Eine Frage, die wahrscheinlich kaum Menschen häufiger gestellt wird als Theaterschaffenden.

Was machen Sie eigentlich tagsüber? – Eine Frage, die wahrscheinlich kaum Menschen häufiger gestellt wird als Theaterschaffenden. (Vielleicht noch Ingenieurinnen und Ingenieuren. Aber das Geheimnis muss von jemand anderem gelüftet werden, denn da habe ich ehrlich gesagt auch keine Ahnung.)

Dabei ist, so sollte man meinen, die Arbeit im Theater ja wie kaum eine andere öffentlich zur Schau gestellt: Wer möchte, kann sich jeden Abend ansehen, wie Spieler*innen immer aufs Neue das Publikum zum Lachen, Weinen oder Nachdenken bringen möchten. Dahinter, das weiß man irgendwie noch, steht ein Probenprozess – aber was genau passiert dort?

So unterschiedlich wie jedes Stück, jedes Ensemble und jede*r Regisseur*in ist, ist natürlich auch die Probenarbeit. Den Auftakt eines jeden Probenprozesses bildet aber immer eine Konzeptionsprobe (wie sie momentan an den Burgfestspielen gestaffelt fast jede Woche stattfinden). Dort treffen nicht nur Regisseur*in und Ensemble zum ersten Mal offiziell aufeinander, sondern auch alle anderen Beteiligten: Vertreter*innen aus dem Bühnen- und Kostümbild, der Dramaturgie, Requisite und Technik begegnen sich, häufig zum ersten Mal, um einander gegenseitig ihre Ideen vorzustellen. Zum Beispiel lernt man so anhand von Skizzen und einem kleinen Modell die Idee für das Bühnenbild kennen und auch, wie diese Idee zustande kam. Zugleich stellt auch die Regie ein erstes Konzept vor: Was findet sie spannend am Stück? Worauf wird womöglich der Fokus liegen? An welchen Spielweisen wird man sich orientieren? Diese erste Konzeptionsprobe ermöglicht es allen Beteiligten, einen Überblick über alle für das Stück werkelnden Bereiche zu erhalten und so schon mal eine Idee vom Gesamtbild zu entwickeln.

Nun kann die eigentliche Probenarbeit beginnen.

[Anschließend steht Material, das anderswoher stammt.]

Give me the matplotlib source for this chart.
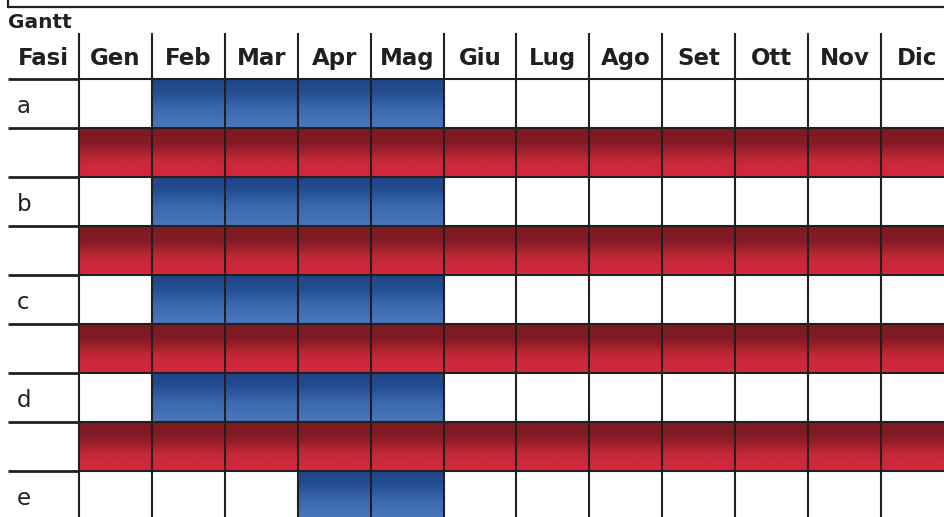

Wie bereits erwähnt, läuft diese durch die unterschiedlichen Regisseur*innen, Ensembles und Stücke natürlich so unterschiedlich ab, dass sich bis auf die Probenzeiten von 10 bis 14 Uhr und 18 bis 22 Uhr kaum eine einheitliche Beschreibung finden lässt. Die erste Probenwoche vom „Urfaust“, bei dem ich die Regieassistenz übernehme, war zum Beispiel durch viel Diskussion auf Augenhöhe (u.a. zum Textverständnis und Inhalt), Übungen zum Gruppen- und Raumgefühl und Ausprobieren szenischer Aktionen geprägt. Eine Besonderheit der Burgfestspiele ist zudem, dass die Spieler*innen in zwei Produktionen gleichzeitig mitwirken und darum nur selten zweimal am Tag für dasselbe Stück proben. Das bedeutet nicht nur dadurch eine Herausforderung, dass doppelt so viel Text zu lernen ist, sondern auch durch das tägliche Hin- und Herwechseln zwischen zwei verschiedenen Welten.

Denn nichts anderes ist ein Probenprozess – das Erkunden und Aufbauen einer ganz eigenen Welt, die zu ihren eigenen Regeln funktioniert, die es so vorher nicht gab. Ob das nun bedeutet, dass in dieser Welt in der einen Szene alle quasi knochenlos aneinander zu Boden gleiten und in der anderen starren Schrittes einander ausweichen, ob es bedeutet, dass alle Gefühle und wichtigen Gedankengänge mit einem Lied ausgedrückt werden, ob es bedeutet, dass alle Spieler*innen abgefahrene bunte Kostüme tragen – das ist mit jedem Stück unterschiedlich. Gleichzeitig ist es das, was die Proben auch so magisch macht: Sich auf die Suche nach einer Welt zu begeben, von der man noch nicht mehr weiß als den Text, der darin gesprochen wird – und wann sie auf einer Bühne stehen soll.